PDF Watermark Best Practices: Types, Techniques, and Tips

Watermarks serve multiple purposes in PDFs: marking documents as drafts, identifying confidential material, branding with company logos, deterring unauthorized copying, and tracking document distribution. An effective watermark is visible enough to serve its purpose but subtle enough not to obscure the document's content. Whether you need to protect intellectual property, enforce document status visibility, or trace document distribution, understanding watermark types, implementation methods, and their limitations helps you apply them effectively. This guide covers the types, techniques, and best practices for PDF watermarks.

Types of PDF Watermarks

Text watermarks display words like 'DRAFT', 'CONFIDENTIAL', or 'COPY' across the page. They are simple to create and universally understood. Image watermarks use logos or graphics for branding purposes. Stamp watermarks apply predefined marks like 'APPROVED' or 'REVIEWED'. Dynamic watermarks include variable information like the viewer's name, date, or document ID, making each copy traceable. Watermarks can be placed in the foreground (on top of content) or background (behind content), and their opacity controls how prominent they appear.

Watermark Best Practices

  • Set opacity between 10-30% for background watermarks — visible enough to be noticed but light enough not to impede reading.
  • Position diagonal text watermarks at 45 degrees across the center of the page for maximum visibility with minimum content interference.
  • Use gray or light colors for watermarks on text-heavy documents. Colored watermarks work better on image-heavy or design documents.
  • For confidential documents, combine watermarks with other security measures — watermarks deter casual copying but do not prevent it.
  • Remove draft watermarks before finalizing documents. A finalized document marked 'DRAFT' undermines its authority.

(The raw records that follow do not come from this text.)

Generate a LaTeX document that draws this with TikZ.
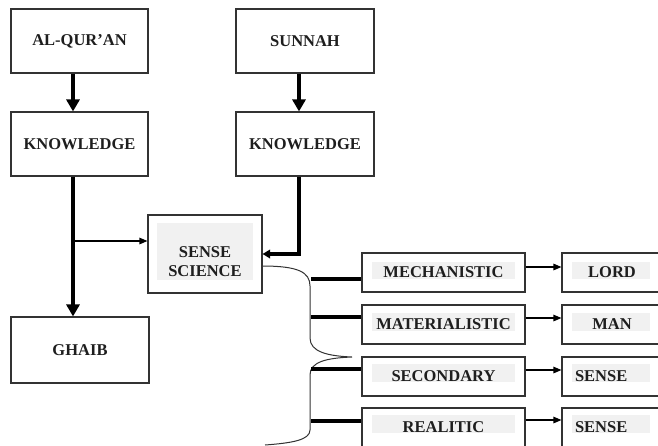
\documentclass[tikz,border=0pt]{standalone}
\usepackage{fontspec}
\setmainfont{Liberation Serif}
\usetikzlibrary{arrows.meta,calc}
\definecolor{ink}{HTML}{1E1E1E}
\definecolor{edge}{HTML}{333333}
\definecolor{softgray}{HTML}{F1F1F1}
\tikzset{
  box/.style={draw=edge, line width=1.1pt, rectangle, inner sep=0pt, text=ink,
    font=\fontsize{16.5}{18.5}\selectfont\bfseries, align=center},
  bigbox/.style={box, minimum width=137pt, minimum height=64pt},
  rowbox/.style={box, minimum width=163pt, minimum height=39pt},
  endbox/.style={box, minimum height=39pt, text width=74pt, inner xsep=13pt},
  heavy/.style={draw=black, line width=3.5pt, -{Triangle[width=13pt,length=12pt]}},
  medium/.style={draw=black, line width=3.2pt, -{Triangle[width=8.5pt,length=7.5pt]}},
  light/.style={draw=black, line width=1.2pt, -{Triangle[width=6.5pt,length=8pt]}},
  bar/.style={draw=black, line width=3.2pt},
  bracket/.style={draw=edge, line width=1pt},
}
\begin{document}
\begin{tikzpicture}[x=1pt,y=-1pt]
\useasboundingbox (0,0) rectangle (658,445);
\clip (0,0) rectangle (658,445);
\fill[white] (0,0) rectangle (658,445);
% light text backgrounds
\fill[softgray] (157,223) rectangle (253,280);
\fill[softgray] (372,262) rectangle (515,279);
\fill[softgray] (372,313) rectangle (515,331);
\fill[softgray] (372,364) rectangle (515,382);
\fill[softgray] (372,415) rectangle (515,433);
\fill[softgray] (572,262) rectangle (650,279);
\fill[softgray] (572,313) rectangle (650,331);
\fill[softgray] (572,364) rectangle (650,382);
\fill[softgray] (572,415) rectangle (650,433);
% boxes
\node[bigbox] (quran) at (79.5,41) {AL-QUR’AN};
\node[bigbox] (know1) at (79.5,144) {KNOWLEDGE};
\node[bigbox, minimum width=138pt] (sunnah) at (305,41) {SUNNAH};
\node[bigbox, minimum width=138pt] (know2) at (305,144) {KNOWLEDGE};
\node[box, minimum width=114pt, minimum height=78pt] (sense) at (205,254) {\rule{0pt}{26pt}SENSE\\SCIENCE};
\node[bigbox, minimum width=138pt, minimum height=66pt] (ghaib) at (80,350) {GHAIB};
\node[rowbox] (mech) at (443.5,272.5) {MECHANISTIC};
\node[rowbox] (mat)  at (443.5,324.5) {MATERIALISTIC};
\node[rowbox] (sec)  at (443.5,376.5) {SECONDARY};
\node[rowbox] (real) at (443.5,427.5) {REALITIC};
\node[endbox] (lord) at (612,272.5) {LORD};
\node[endbox] (man)  at (612,324.5) {MAN};
\node[endbox, align=left] (sens1) at (612,376.5) {SENSE};
\node[endbox, align=left] (sens2) at (612,427.5) {SENSE};
% left column arrows
\coordinate (q1) at ($(quran.south)+(-6.5,0)$);
\draw[heavy] (q1) -- (q1 |- know1.north);
\coordinate (k1) at ($(know1.south)+(-6.5,0)$);
\draw[heavy] (k1) -- (k1 |- ghaib.north);
\coordinate (j1) at (73,241);
\draw[light] (j1) -- (j1 -| sense.west);
% sunnah column arrows
\coordinate (s1) at ($(sunnah.south)+(-6,0)$);
\draw[heavy] (s1) -- (s1 |- know2.north);
\coordinate (s2) at ($(know2.south)+(-6,0)$);
\draw[medium] (s2) |- (sense.east);
% brace
\draw[bracket] (262,266) .. controls (298,266) and (310,272) .. (310,286)
  -- (310,338) .. controls (310,352) and (328,356) .. (352,357)
  .. controls (326,358) and (310,362) .. (310,375)
  -- (310,430) .. controls (310,440) and (292,443) .. (265,445);
% bars to the row boxes
\coordinate (b1) at (311,279);
\coordinate (b2) at (311,317);
\coordinate (b3) at (311,369);
\coordinate (b4) at (311,421);
\draw[bar] (b1) -- (b1 -| mech.west);
\draw[bar] (b2) -- (b2 -| mat.west);
\draw[bar] (b3) -- (b3 -| sec.west);
\draw[bar] (b4) -- (b4 -| real.west);
% arrows to end boxes
\coordinate (r1) at ($(mech.east)+(0,-5.5)$);
\coordinate (r2) at ($(mat.east)+(0,-6.5)$);
\coordinate (r3) at ($(sec.east)+(0,-6.5)$);
\coordinate (r4) at ($(real.east)+(0,-7.5)$);
\draw[light] (r1) -- (r1 -| lord.west);
\draw[light] (r2) -- (r2 -| man.west);
\draw[light] (r3) -- (r3 -| sens1.west);
\draw[light] (r4) -- (r4 -| sens2.west);
\end{tikzpicture}
\end{document}
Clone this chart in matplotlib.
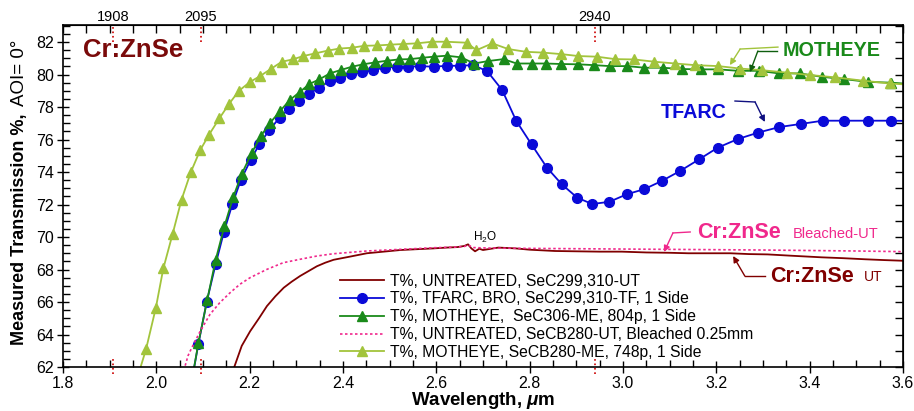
import numpy as np
import matplotlib
matplotlib.use("Agg")
import matplotlib.pyplot as plt
from matplotlib.ticker import MultipleLocator, FormatStrFormatter

plt.rcParams["font.family"] = ["Liberation Sans", "DejaVu Sans"]
plt.rcParams["mathtext.fontset"] = "custom"
plt.rcParams["mathtext.rm"] = "Liberation Sans"
plt.rcParams["mathtext.it"] = "Liberation Sans:italic:bold"
plt.rcParams["mathtext.bf"] = "Liberation Sans:bold"

# данные (длина волны, мкм / пропускание, %)
x_ut = [2.160, 2.167, 2.183, 2.201, 2.220, 2.237, 2.255, 2.273, 2.290, 2.308, 2.326, 2.344,
        2.362, 2.380, 2.416, 2.451, 2.487, 2.523, 2.558, 2.594, 2.622, 2.645, 2.660, 2.668,
        2.675, 2.683, 2.692, 2.700, 2.733, 2.770, 2.800, 2.854, 2.900, 2.950, 2.997, 3.050,
        3.100, 3.140, 3.190, 3.230, 3.270, 3.310, 3.360, 3.426, 3.470, 3.519, 3.560, 3.600]
t_ut = [61.6, 62.0, 63.3, 64.2, 65.0, 65.75, 66.35, 66.88, 67.25, 67.6, 67.9, 68.2,
        68.42, 68.6, 68.8, 69.0, 69.1, 69.2, 69.25, 69.3, 69.35, 69.38, 69.45, 69.55,
        69.3, 69.12, 69.28, 69.2, 69.35, 69.3, 69.22, 69.14, 69.12, 69.1, 69.1, 69.05,
        69.03, 69.0, 69.0, 69.0, 68.95, 68.93, 68.85, 68.75, 68.7, 68.63, 68.58, 68.54]

x_tf = [2.075, 2.090, 2.108, 2.127, 2.145, 2.163, 2.181, 2.202, 2.221, 2.242, 2.264, 2.285,
        2.306, 2.328, 2.349, 2.372, 2.394, 2.417, 2.440, 2.464, 2.490, 2.515, 2.540, 2.566,
        2.594, 2.622, 2.651, 2.679, 2.709, 2.741, 2.771, 2.804, 2.837, 2.869, 2.902, 2.934,
        2.971, 3.008, 3.046, 3.083, 3.122, 3.163, 3.203, 3.246, 3.290, 3.335, 3.381, 3.428,
        3.474, 3.524, 3.575, 3.600]
t_tf = [61.0, 63.4, 66.02, 68.32, 70.33, 72.03, 73.5, 74.74, 75.72, 76.58, 77.34, 77.91,
        78.38, 78.83, 79.2, 79.6, 79.8, 80.03, 80.17, 80.28, 80.42, 80.48, 80.48, 80.52,
        80.48, 80.54, 80.54, 80.58, 80.21, 79.05, 77.16, 75.7, 74.27, 73.24, 72.42, 72.03,
        72.17, 72.63, 72.95, 73.45, 74.06, 74.78, 75.5, 76.03, 76.43, 76.77, 76.96, 77.16,
        77.16, 77.16, 77.16, 77.15]

x_me = [2.075, 2.090, 2.109, 2.127, 2.146, 2.165, 2.183, 2.204, 2.224, 2.244, 2.265, 2.286,
        2.308, 2.328, 2.349, 2.372, 2.395, 2.419, 2.443, 2.469, 2.494, 2.519, 2.544, 2.569,
        2.594, 2.622, 2.653, 2.681, 2.711, 2.744, 2.772, 2.804, 2.834, 2.867, 2.904, 2.938,
        2.972, 3.009, 3.046, 3.085, 3.126, 3.167, 3.204, 3.247, 3.291, 3.334, 3.379, 3.426,
        3.474, 3.524, 3.575, 3.600]
t_me = [61.0, 63.46, 66.12, 68.58, 70.68, 72.48, 73.88, 75.15, 76.22, 77.03, 77.75, 78.43,
        78.94, 79.42, 79.7, 80.07, 80.28, 80.48, 80.63, 80.75, 80.85, 80.93, 80.95, 81.03,
        81.1, 81.16, 81.06, 80.68, 80.83, 80.95, 80.68, 80.68, 80.68, 80.65, 80.63, 80.58,
        80.52, 80.52, 80.42, 80.42, 80.34, 80.32, 80.32, 80.23, 80.23, 80.07, 80.07, 79.86,
        79.72, 79.55, 79.5, 79.45]

x_bl = [2.055, 2.061, 2.068, 2.076, 2.094, 2.115, 2.136, 2.158, 2.179, 2.201, 2.237, 2.272,
        2.308, 2.344, 2.379, 2.451, 2.522, 2.594, 2.640, 2.660, 2.668, 2.680, 2.711, 2.800,
        2.900, 3.000, 3.100, 3.200, 3.300, 3.400, 3.500, 3.600]
t_bl = [61.5, 62.0, 62.7, 63.19, 64.2, 65.24, 65.96, 66.57, 67.09, 67.5, 68.01, 68.42,
        68.63, 68.83, 68.97, 69.14, 69.24, 69.34, 69.38, 69.42, 69.5, 69.35, 69.32, 69.3,
        69.28, 69.26, 69.24, 69.22, 69.2, 69.17, 69.14, 69.1]

x_me2 = [1.960, 1.978, 1.999, 2.015, 2.035, 2.054, 2.074, 2.094, 2.113, 2.135, 2.156, 2.177,
         2.201, 2.222, 2.245, 2.269, 2.292, 2.315, 2.340, 2.367, 2.392, 2.419, 2.446, 2.473,
         2.501, 2.529, 2.558, 2.591, 2.621, 2.665, 2.686, 2.720, 2.754, 2.792, 2.829, 2.867,
         2.904, 2.944, 2.983, 3.024, 3.067, 3.112, 3.154, 3.204, 3.251, 3.297, 3.351, 3.401,
         3.454, 3.515, 3.572, 3.600]
t_me2 = [61.4, 63.1, 65.65, 68.07, 70.2, 72.3, 74.0, 75.35, 76.3, 77.3, 78.2, 79.0,
         79.55, 79.9, 80.34, 80.79, 80.93, 81.14, 81.3, 81.47, 81.6, 81.65, 81.77, 81.79,
         81.84, 81.88, 81.92, 82.02, 82.02, 81.96, 81.5, 81.92, 81.57, 81.4, 81.35, 81.26,
         81.14, 81.1, 80.95, 80.93, 80.79, 80.68, 80.58, 80.52, 80.37, 80.27, 80.12, 79.97,
         79.83, 79.62, 79.45, 79.4]

labels = ["T%, UNTREATED, SeC299,310-UT",
          "T%, TFARC, BRO, SeC299,310-TF, 1 Side",
          "T%, MOTHEYE,  SeC306-ME, 804p, 1 Side",
          "T%, UNTREATED, SeCB280-UT, Bleached 0.25mm",
          "T%, MOTHEYE, SeCB280-ME, 748p, 1 Side"]

# отметки длин волн лазеров, нм (верхняя ось)
top_ticks = [1.908, 2.095, 2.940]
top_labels = ["1908", "2095", "2940"]

C_UT = "#800000"
C_TF = "#0a0ad8"
C_ME = "#1a8a1a"
C_BL = "#f0288c"
C_ME2 = "#a2c43c"

fig = plt.figure(figsize=(9.14, 4.11), dpi=100)
ax = fig.add_axes([63 / 914, 44 / 411, 840 / 914, 342 / 411])

ax.plot(x_ut, t_ut, color=C_UT, lw=1.3, label=labels[0])
ax.plot(x_tf, t_tf, color=C_TF, lw=1.3, marker="o", ms=7, markevery=slice(1, -1), label=labels[1])
ax.plot(x_me, t_me, color=C_ME, lw=1.3, marker="^", ms=7.5, markevery=slice(1, -1), label=labels[2])
ax.plot(x_bl, t_bl, color=C_BL, lw=1.2, ls=(0, (1.5, 1.5)), label=labels[3])
ax.plot(x_me2, t_me2, color=C_ME2, lw=1.3, marker="^", ms=7.5, markevery=slice(1, -1), label=labels[4])

ax.set_xlim(1.8, 3.6)
ax.set_ylim(62, 83.05)
ax.xaxis.set_major_locator(MultipleLocator(0.2))
ax.xaxis.set_minor_locator(MultipleLocator(0.05))
ax.xaxis.set_major_formatter(FormatStrFormatter("%.1f"))
ax.yaxis.set_major_locator(MultipleLocator(2))
ax.yaxis.set_minor_locator(MultipleLocator(0.5))
ax.tick_params(which="major", direction="inout", length=9, width=1, labelsize=11.5, pad=2)
ax.tick_params(which="minor", direction="in", length=5, width=1)
for s in ax.spines.values():
    s.set_linewidth(1.2)

# верхняя ось - метки длин волн и шкала без подписей
sec = ax.secondary_xaxis("top")
sec.set_xticks(top_ticks, top_labels)
sec.xaxis.set_minor_locator(MultipleLocator(0.05))
sec.tick_params(which="major", length=0, labelsize=10.5, pad=0.5)
sec.tick_params(which="minor", direction="in", length=6, width=1)
secy = ax.secondary_yaxis("right")
secy.yaxis.set_major_locator(MultipleLocator(1))
secy.set_yticklabels([])
secy.tick_params(which="major", direction="in", length=6, width=1)

tr = ax.get_xaxis_transform()
ax.vlines(top_ticks, 0.95, 1.0, transform=tr, colors="#cc0000", linestyles=":", lw=1.2, clip_on=False)
ax.vlines(top_ticks, -0.02, 0.026, transform=tr, colors="#cc0000", linestyles=":", lw=1.2, clip_on=False)

ax.set_xlabel(r"Wavelength, $\mathit{\mu}$m", fontsize=13.5, fontweight="bold", labelpad=-1)

ax.legend(loc="upper left", bbox_to_anchor=(0.33, 0.273), frameon=False, fontsize=11.3,
          handlelength=2.8, handletextpad=0.35, labelspacing=0.18, borderpad=0, borderaxespad=0)

# подписи на поле графика
ax.text(1.843, 81.5, "Cr:ZnSe", color="#7a0a0a", fontsize=18.5, fontweight="bold", va="center")
ax.text(3.341, 81.5, "MOTHEYE", color=C_ME, fontsize=14.2, fontweight="bold", va="center")
ax.text(3.081, 77.69, "TFARC", color=C_TF, fontsize=14.2, fontweight="bold", va="center")
ax.text(3.159, 70.25, "Cr:ZnSe", color=C_BL, fontsize=15.5, fontweight="bold", va="center")
ax.text(3.364, 70.18, "Bleached-UT", color=C_BL, fontsize=10.5, va="center")
ax.text(3.315, 67.6, "Cr:ZnSe", color=C_UT, fontsize=15.5, fontweight="bold", va="center")
ax.text(3.516, 67.54, "UT", color=C_UT, fontsize=10, va="center")
ax.text(2.704, 70.0, "H$_2$O", fontsize=8.5, ha="center", va="center")


def pointer(p0, p1, tip, color):
    ax.plot([p0[0], p1[0]], [p0[1], p1[1]], color=color, lw=1)
    ax.annotate("", xy=tip, xytext=p1,
                arrowprops=dict(arrowstyle="-|>", color=color, lw=1, mutation_scale=9,
                                shrinkA=0, shrinkB=0))


pointer((3.332, 81.69), (3.251, 81.57), (3.229, 80.58), C_ME2)
pointer((3.330, 81.45), (3.289, 81.45), (3.272, 80.15), "#0e5e0e")
pointer((3.240, 78.37), (3.283, 78.31), (3.304, 77.08), "#101080")
pointer((3.144, 70.31), (3.107, 70.25), (3.088, 69.08), C_BL)
pointer((3.304, 67.60), (3.261, 67.60), (3.236, 68.83), C_UT)

# подпись оси y: жирная часть + обычная
fig.canvas.draw()
r = fig.canvas.get_renderer()
t1 = fig.text(0.021, 0.16, "Measured Transmission %,", rotation=90, fontsize=13,
              fontweight="bold", ha="center", va="bottom")
bb = t1.get_window_extent(r)
fig.text(0.021, (bb.y1 + 8) / fig.bbox.height, "AOI= 0°", rotation=90, fontsize=13.5,
         ha="center", va="bottom")

fig.savefig("out.png", dpi=100)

Watermarks and Document Security

Watermarks are a deterrent, not a security measure. A determined person can remove most watermarks from a PDF. For genuine document protection, combine watermarks with encryption, password protection, and permission controls. Where watermarks excel is in tracking — dynamic watermarks that include the recipient's name or a unique ID help identify the source of leaked documents. For intellectual property protection, visible watermarks on preview copies discourage unauthorized use while demonstrating ownership.

Dynamic and Forensic Watermarks

Beyond simple static text or image watermarks, dynamic and forensic watermarks offer advanced document tracking capabilities. Dynamic watermarks include variable information that is unique to each document copy — the recipient's name, email address, a unique document ID, or the date and time of distribution. If a document is leaked, the watermark identifies which copy was compromised. Forensic watermarks take this further by embedding invisible or near-invisible patterns that survive printing, scanning, and even screenshotting. These patterns encode tracking information that can be extracted with specialized software. While forensic watermarks require specialized tools to implement, dynamic watermarks with visible recipient information are achievable with standard PDF tools.

Watermarks for Different Document Stages

Different stages of a document's lifecycle call for different watermark approaches. Draft documents benefit from prominent diagonal 'DRAFT' watermarks at 30 to 40 percent opacity that clearly signal the document is not final. Documents under review can use 'FOR REVIEW ONLY' watermarks with the review deadline included. Approved documents might carry a subtle 'APPROVED' stamp with the approval date. Confidential documents need 'CONFIDENTIAL' markings that remain visible without obstructing content. Expired documents can be marked with 'SUPERSEDED' or 'OBSOLETE' to prevent reliance on outdated information. Automating watermark changes based on document status ensures consistency and prevents the common mistake of distributing draft-marked final documents.

Removing Watermarks: When and How

Legitimate watermark removal is needed when a document moves from draft to final status, when a template watermark should be replaced with actual content, or when preparing clean copies for specific distribution. Most PDF editors can remove watermarks that were added as proper watermark annotations. However, watermarks that were flattened into the page content or embedded as part of the background image are much harder to remove cleanly. Before adding watermarks, decide whether they need to be removable later — if so, add them as a separate layer or annotation rather than flattening them into the content. This distinction between removable overlay watermarks and permanent embedded watermarks should be a deliberate design choice based on the document's intended lifecycle.